Tuesday, April 29, 2008

Prosecute DSP Akagbo*Investigate conduct of Chief Supt. Adu-Amankwah

Front Page: April 26, 2008.
Story: Albert K. Salia
THE Kojo Armah Committee set up to investigate the missing cocaine at the Exhibits Store at the CID Headquarters has recommended the prosecution of Deputy Superintendent of Police (DSP) Patrick Akagbo.
It said although the committee could not pinpoint any single person or group of persons who had substituted the cocaine, DSP Akagbo, who kept the keys to the store, should be held responsible for dereliction of duty.
It also recommended further investigations into the conduct of Chief Superintendent Alphonse Adu-Amankwah, the former Head of the erstwhile Organised Crime Unit, in his administration of the unit, especially with the arrest, transportation and handling of the exhibits which were intercepted at Prampram in the Greater Accra Region.
Giving highlights of the committee’s report yesterday during its presentation to the Interior Minister, Mr Kwamena Bartels, the Chairman, Mr Kojo Armah, said the committee also recommended the re-organisation of the CID Headquarters, especially its records management.

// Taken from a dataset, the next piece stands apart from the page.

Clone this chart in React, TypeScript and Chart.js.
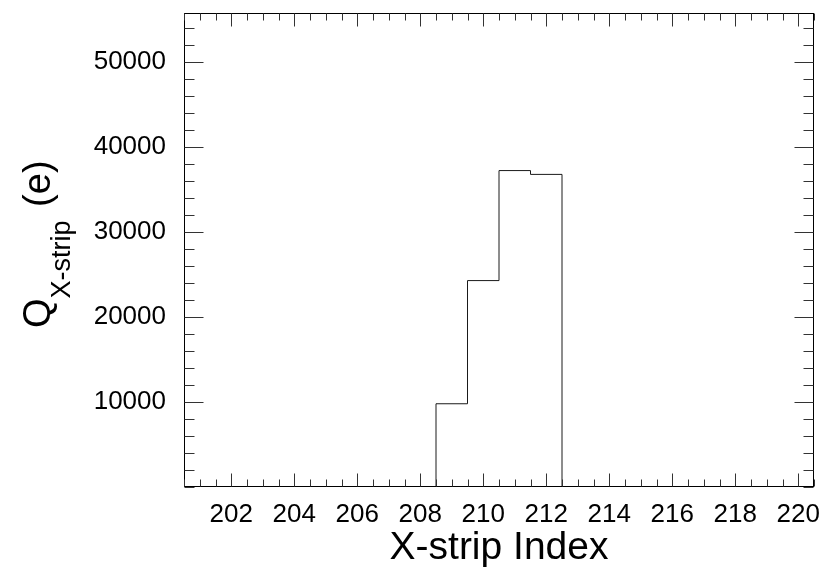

He said the committee took both oral and written evidence from 43 people, including the Inspector-General of Police, Mr P. K. Acheampong; the former Director-General of the CID, Mr David Asante-Apeatu; his successor, Mr Frank Adu-Poku, Chief Supt Adu-Amankwah, DSP Akagbo and five civilians.
He said the committee established that there were personality clashes between Chief Supt Adu-Amankwah and DCOP Asante-Apeatu, at one level, and between DCOP Asante-Apeatu and the IGP at another level.
He said those clashes affected the management of the CID Headquarters, resulting in non-coordination of issues there.
According to the chairman, that made Chief Supt Adu-Amankwah do “his own thing” as Head of the Organised Crime Unit.
Mr Armah said the committee traced the source of the conflicts to the handling of the East Legon cocaine case in 2005, adding that it resulted in the keys to the Exhibits Store being given to DSP Akagbo, who had nothing to do with Organised Crime.
He said the committee detected that the doors to the store had neither been forced open nor had there been a break in.
Mr Armah, therefore, said there was little possibility of someone entering the Exhibits Store through the back window, hence the decision to hold DSP Akagbo liable.
According to him, three civilians — Isaac Tenkorang, Osman Anani and Nana Dokua — had led the committee into believing that DSP Akagbo had actually taken the cocaine and given it to Mr Kwame Frempong to sell but added that Tenkorang later confessed to the committee that they had actually conspired to implicate DSP Akagbo and Mr Frempong.
He explained that based on that, the committee had no option but release Mr Frempong.
He said record keeping at the CID Headquarters was very poor, as the officers did not keep details of all visitors and other details.
Mr Armah commended all the personalities and institutions that assisted the committee in its work, especially the IGP, the Bureau of National Investigations and the Narcotics Control Board.
Mr Bartels, for his part, expressed the government’s gratitude to members of the committee for accepting the responsibility.
He said the report would be forwarded to the Attorney-General’s Department for advice, after which the government would issue a statement on it.
He pledged that all those who had been recommended for prosecution would be dealt with.
Mr Bartels, who was flanked by the Minister of State at the ministry, Nana Obiri Boahen, said the government would use the report to streamline the weaknesses in the housing and custody of exhibits in future.